A câmara sabe, no entanto, que vai precisar de recorrer à banca para cumprir este acordo. Na reunião desta quinta-feira foi igualmente aprovado o recurso a um empréstimo bancário por um período de 20 anos. Essa será a única forma de a autarquia conseguir cumprir o pagamento dos 87 milhões de euros ao consórcio privado que ainda detém a concessão da Águas de Barcelos. A câmara barcelense tem um orçamento para 2016 de pouco mais de 60 milhões de euros e receitas próprias anuais à volta dos 50 milhões de euros.

Numa conferência de imprensa após a reunião do executivo, o presidente da câmara valorizou o acordo alcançado. “Aquilo que se conseguiu são valores substancialmente mais baixos do que aquilo que foram as sentenças judiciais”, defende Miguel Costa Gomes.

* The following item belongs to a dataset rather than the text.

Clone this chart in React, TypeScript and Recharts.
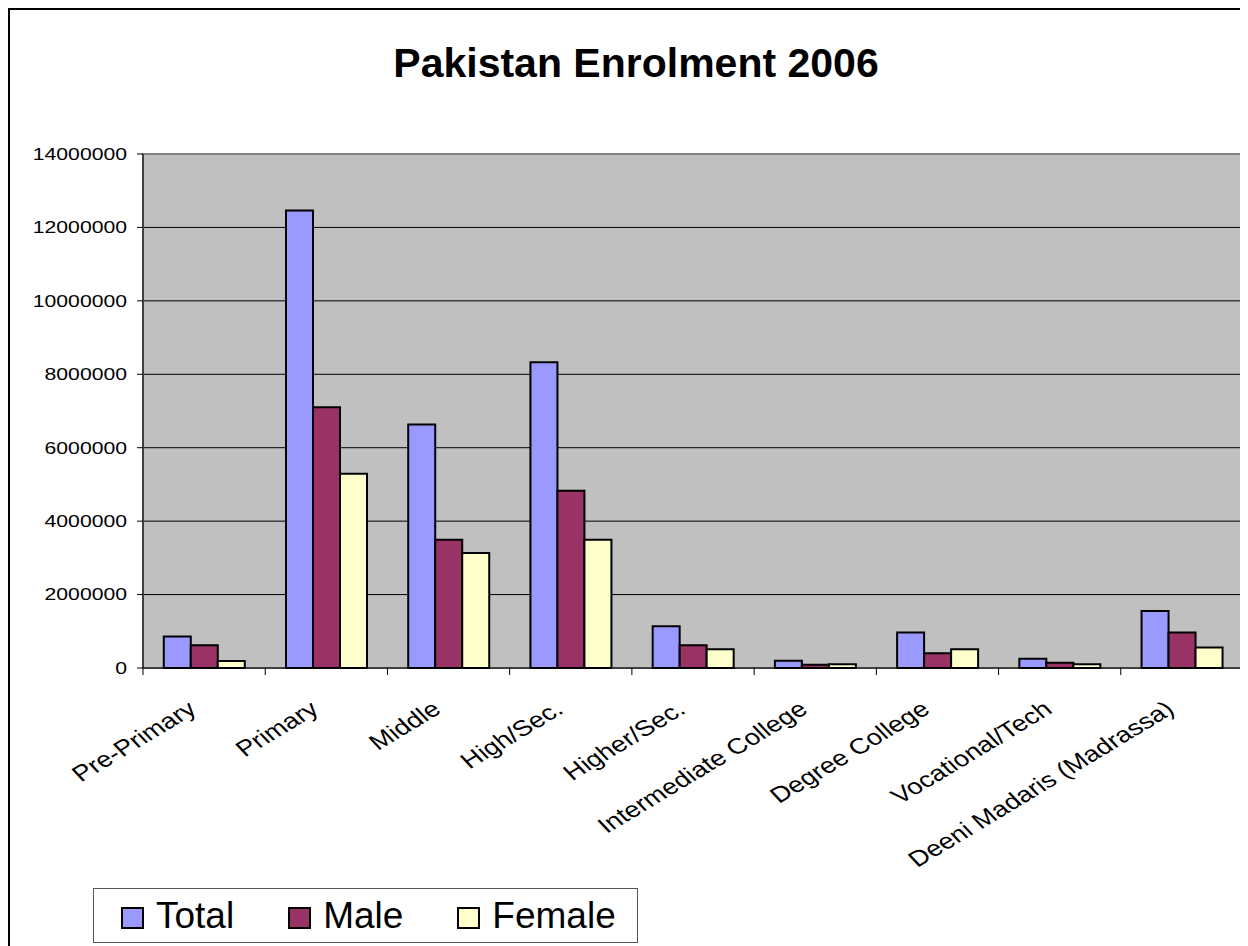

O contrato de concessão da água e saneamento de Barcelos tinha uma cláusula de resgate de 190 milhões de euros. Quando a empresa privada deu início a um processo de indemnização para reequilíbrio económico-financeiro da concessão – evocando as perdas geradas pelo facto de não terem sido cumpridas as estimativas de consumo que constavam do acordo original – um tribunal arbitral obrigou o município a pagar 172 milhões de euros ao concessionário. A decisão foi entretanto confirmada pelo Tribunal Central Administrativo do Norte. Neste momento, está ainda em apreciação no Supremo Tribunal Administrativo um recurso da autarquia. “Mesmo que o contrato fosse eventualmente considerado nulo, a rede nunca seria entregue ao município a custo zero”, esclarece também Costa Gomes. A autarquia teria sempre que indemnizar o privado pelos investimentos feitos na rede de água e saneamento desde 2004. Um valor que, de acordo com o presidente da câmara barcelense, está acima dos 87 milhões de euros agora acertados.

A Águas de Barcelos tem a concessão da água e saneamento no concelho desde 2004 – num acordo assinado pelo executivo municipal então liderado pelo social-democrata Fernando Reis. Entretanto, uma inspecção da IGAL (Inspecção-Geral da Administração Local), de 2011, detectou ilícitos de natureza administrativa, contra-ordenacional e criminal por parte do anterior presidente e da técnica da autarquia Perfeita Fernandes. O resultado da inspecção foi  remetido para o DCIAP, que abriu um processo-crime para averiguar suspeitas de crimes de falsificação de documentos, tráfico de influências, participação económica em negócio e corrupção passiva em acto ilícito.